The timing is particularly strategic. As AI-generated content becomes increasingly mainstream on social platforms, the ability to combine multiple reference images addresses a common creative bottleneck. Artists and casual users alike often struggle to communicate complex visual concepts through text alone. By allowing users to upload a character reference, a style example, and an environment photo simultaneously, Grok eliminates the translation gap between vision and execution.
For Tesla owners specifically, this feature arrives at an interesting inflection point. The community has always been visually driven—whether sharing delivery day photos, documenting road trips, or showcasing modifications. Multi-image editing provides a native tool for elevating that content without learning Photoshop or subscribing to additional services. The ability to composite your vehicle into aspirational settings or experiment with visual modifications could drive higher engagement across Tesla-focused X communities.
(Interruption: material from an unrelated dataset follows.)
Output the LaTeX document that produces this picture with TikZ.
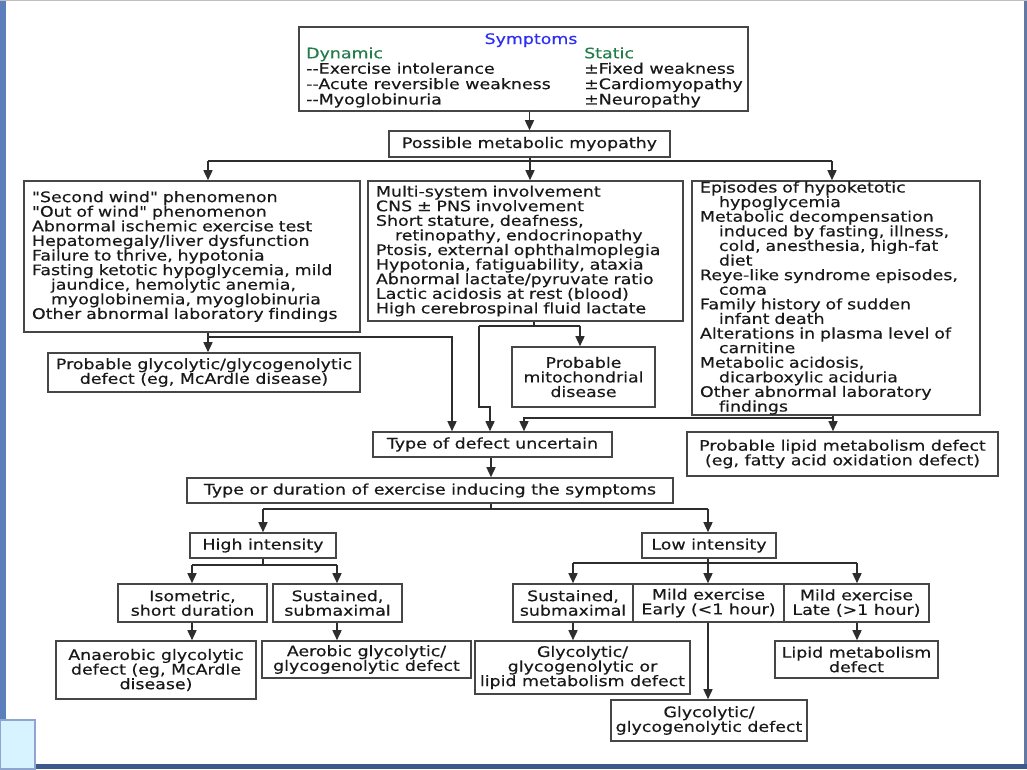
\documentclass[tikz,border=0pt]{standalone}
\usepackage{fontspec}
\setmainfont{DejaVu Sans}[FakeStretch=1.2, FakeBold=0.35, Ligatures={TeXOff,CommonOff}]
\usetikzlibrary{arrows.meta}
\definecolor{boxc}{RGB}{70,70,70}
\definecolor{lnc}{RGB}{45,45,45}
\definecolor{txt}{RGB}{25,25,25}
\definecolor{blu}{RGB}{45,45,245}
\definecolor{grn}{RGB}{35,125,75}
\definecolor{slide}{RGB}{92,126,186}
\definecolor{slidedark}{RGB}{60,88,140}
\definecolor{pale}{RGB}{215,243,255}
\newcommand\dfont{\fontsize{14.5}{14.6}\selectfont}
\newcommand\ind{\hspace*{19pt}}
\begin{document}
\begin{tikzpicture}[x=1pt,y=-1pt,
  box/.style={draw=boxc, line width=1.6pt, inner sep=0pt, font=\dfont, text=txt, align=center, fill=white},
  lbox/.style={box, align=left, inner xsep=8pt},
  ln/.style={draw=lnc, line width=1.5pt},
  arr/.style={ln, -{Triangle[length=10pt,width=9pt]}},
  lbl/.style={inner sep=0pt, font=\dfont, text=txt}]
\useasboundingbox (0,0) rectangle (1027,769);
% slide frame
\fill[white] (0,0) rectangle (1027,769);
\fill[slide] (0,0) rectangle (6,720);
\fill[slidedark] (0,764) rectangle (1027,769);
\fill[slidedark!80] (1024,0) rectangle (1027,764);
\fill[black!25] (0,0) rectangle (1027,1);
\draw[fill=pale, draw=slide!70, line width=1.2pt] (0,720) rectangle (35,769);

% symptoms box
\node[box, minimum width=449pt, minimum height=84pt] (sym) at (523.5,69) {};
\node[lbl, anchor=base, text=blu] (symt) at (531,44) {Symptoms};
\node[lbl, anchor=base west] (dyn) at (306,58.3) {\begin{tabular}[t]{@{}l@{}}\textcolor{grn}{Dynamic}\\--Exercise intolerance\\--Acute reversible weakness\\--Myoglobinuria\end{tabular}};
\node[lbl, anchor=base west] (sta) at (584,58.3) {\begin{tabular}[t]{@{}l@{}}\textcolor{grn}{Static}\\±Fixed weakness\\±Cardiomyopathy\\±Neuropathy\end{tabular}};

\node[box, minimum width=281pt, minimum height=26pt] (pmm) at (529.5,144) {Possible metabolic myopathy};

% three columns
\node[lbox, minimum width=336pt, minimum height=151pt, text width=320pt] (L) at (192,256.5) {"Second wind" phenomenon\\"Out of wind" phenomenon\\Abnormal ischemic exercise test\\Hepatomegaly/liver dysfunction\\Failure to thrive, hypotonia\\Fasting ketotic hypoglycemia, mild\\\ind jaundice, hemolytic anemia,\\\ind myoglobinemia, myoglobinuria\\Other abnormal laboratory findings};
\node[lbox, minimum width=315pt, minimum height=140pt, text width=299pt] (M) at (525.5,251) {Multi-system involvement\\CNS ± PNS involvement\\Short stature, deafness,\\\ind retinopathy, endocrinopathy\\Ptosis, external ophthalmoplegia\\Hypotonia, fatiguability, ataxia\\Abnormal lactate/pyruvate ratio\\Lactic acidosis at rest (blood)\\High cerebrospinal fluid lactate};
\node[lbox, minimum width=288pt, minimum height=234pt, text width=272pt] (R) at (836,298) {Episodes of hypoketotic\\\ind hypoglycemia\\Metabolic decompensation\\\ind induced by fasting, illness,\\\ind cold, anesthesia, high-fat\\\ind diet\\Reye-like syndrome episodes,\\\ind coma\\Family history of sudden\\\ind infant death\\Alterations in plasma level of\\\ind carnitine\\Metabolic acidosis,\\\ind dicarboxylic aciduria\\Other abnormal laboratory\\\ind findings};

\node[box, minimum width=312pt, minimum height=39pt] (g1) at (204,372.5) {Probable glycolytic/glycogenolytic\\defect (eg, McArdle disease)};
\node[box, minimum width=143pt, minimum height=60pt] (mito) at (583.5,377) {Probable\\mitochondrial\\disease};
\node[box, minimum width=311pt, minimum height=44pt] (lp) at (842.5,454) {Probable lipid metabolism defect\\(eg, fatty acid oxidation defect)};

\node[box, minimum width=239pt, minimum height=25pt] (tdu) at (492.5,444.5) {Type of defect uncertain};
\node[box, minimum width=486pt, minimum height=25pt] (tde) at (430,490.5) {Type or duration of exercise inducing the symptoms};

\node[box, minimum width=146pt, minimum height=25pt] (hi) at (263,545.5) {High intensity};
\node[box, minimum width=134pt, minimum height=25pt] (lo) at (709,545.5) {Low intensity};

\node[box, minimum width=149pt, minimum height=38pt] (iso) at (192.5,603) {Isometric,\\short duration};
\node[box, minimum width=129pt, minimum height=38pt] (sus1) at (337.5,603) {Sustained,\\submaximal};
\node[box, minimum width=120pt, minimum height=38pt] (sus2) at (573,603) {Sustained,\\submaximal};
\node[box, minimum width=151pt, minimum height=38pt] (mee) at (708.5,603) {Mild exercise\\Early (<1 hour)};
\node[box, minimum width=145pt, minimum height=38pt] (mle) at (856.5,603) {Mild exercise\\Late (>1 hour)};

\node[box, minimum width=200pt, minimum height=58pt] (ana) at (156,670) {Anaerobic glycolytic\\defect (eg, McArdle\\disease)};
\node[box, minimum width=209pt, minimum height=37pt] (aer) at (366.5,659.5) {Aerobic glycolytic/\\glycogenolytic defect};
\node[box, minimum width=215pt, minimum height=53pt] (gol) at (582.5,667.5) {Glycolytic/\\glycogenolytic or\\lipid metabolism defect};
\node[box, minimum width=196pt, minimum height=41pt] (ggd) at (709,720.5) {Glycolytic/\\glycogenolytic defect};
\node[box, minimum width=163pt, minimum height=37pt] (lmd) at (856.5,659.5) {Lipid metabolism\\defect};

% connectors: top
\draw[arr] (pmm.north |- sym.south) -- (pmm.north);
\coordinate (t0) at (530,161);
\coordinate (tL) at (208,161);
\coordinate (tR) at (832,161);
\draw[ln] (t0 |- pmm.south) -- (t0);
\draw[ln] (tL) -- (tR);
\draw[arr] (tL) -- (tL |- L.north);
\draw[arr] (t0) -- (t0 |- M.north);
\draw[arr] (tR) -- (tR |- R.north);

% left column
\coordinate (a1) at (208,337);
\coordinate (a2) at (452,337);
\draw[ln] (a1 |- L.south) -- (a1);
\draw[arr] (a1) -- (a1 |- g1.north);
\draw[arr] (a1) -- (a2) -- (a2 |- tdu.north);

% middle column
\coordinate (b0) at (534,326);
\coordinate (b1) at (479,326);
\coordinate (b2) at (580,326);
\coordinate (b3) at (479,407);
\coordinate (b4) at (490,407);
\draw[ln] (b0 |- M.south) -- (b0);
\draw[ln] (b1) -- (b2);
\draw[arr] (b2) -- (b2 |- mito.north);
\draw[arr] (b1) -- (b3) -- (b4) -- (b4 |- tdu.north);

% right column
\coordinate (c0) at (833,418);
\coordinate (c1) at (524,418);
\draw[ln] (c0 |- R.south) -- (c0);
\draw[arr] (c0) -- (c0 |- lp.north);
\draw[arr] (c0) -- (c1) -- (c1 |- tdu.north);

% exercise type
\coordinate (d0) at (491,509);
\coordinate (dL) at (263,509);
\coordinate (dR) at (708,509);
\draw[arr] (d0 |- tdu.south) -- (d0 |- tde.north);
\draw[ln] (d0 |- tde.south) -- (d0);
\draw[ln] (dL) -- (dR);
\draw[arr] (dL) -- (dL |- hi.north);
\draw[arr] (dR) -- (dR |- lo.north);

% high intensity
\coordinate (e0) at (263,565);
\coordinate (eL) at (192,565);
\coordinate (eR) at (337,565);
\draw[ln] (e0 |- hi.south) -- (e0);
\draw[ln] (eL) -- (eR);
\draw[arr] (eL) -- (eL |- iso.north);
\draw[arr] (eR) -- (eR |- sus1.north);
\draw[arr] (eL |- iso.south) -- (eL |- ana.north);
\draw[arr] (eR |- sus1.south) -- (eR |- aer.north);

% low intensity
\coordinate (f0) at (708,563);
\coordinate (fL) at (573,563);
\coordinate (fR) at (857,563);
\draw[ln] (f0 |- lo.south) -- (f0);
\draw[ln] (fL) -- (fR);
\draw[arr] (fL) -- (fL |- sus2.north);
\draw[arr] (f0) -- (f0 |- mee.north);
\draw[arr] (fR) -- (fR |- mle.north);
\draw[arr] (fL |- sus2.south) -- (fL |- gol.north);
\draw[arr] (f0 |- mee.south) -- (f0 |- ggd.north);
\draw[arr] (fR |- mle.south) -- (fR |- lmd.north);
\end{tikzpicture}
\end{document}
The safeguards implemented in January 2026 also signal xAI's awareness of regulatory scrutiny. By proactively restricting the editing of real people into non-consensual scenarios, the company is attempting to navigate the same challenges that plagued earlier AI image tools. This approach—maintaining creative freedom for object and scene manipulation while implementing strict controls for human subjects—may become the industry standard as global legislation catches up to generative AI capabilities.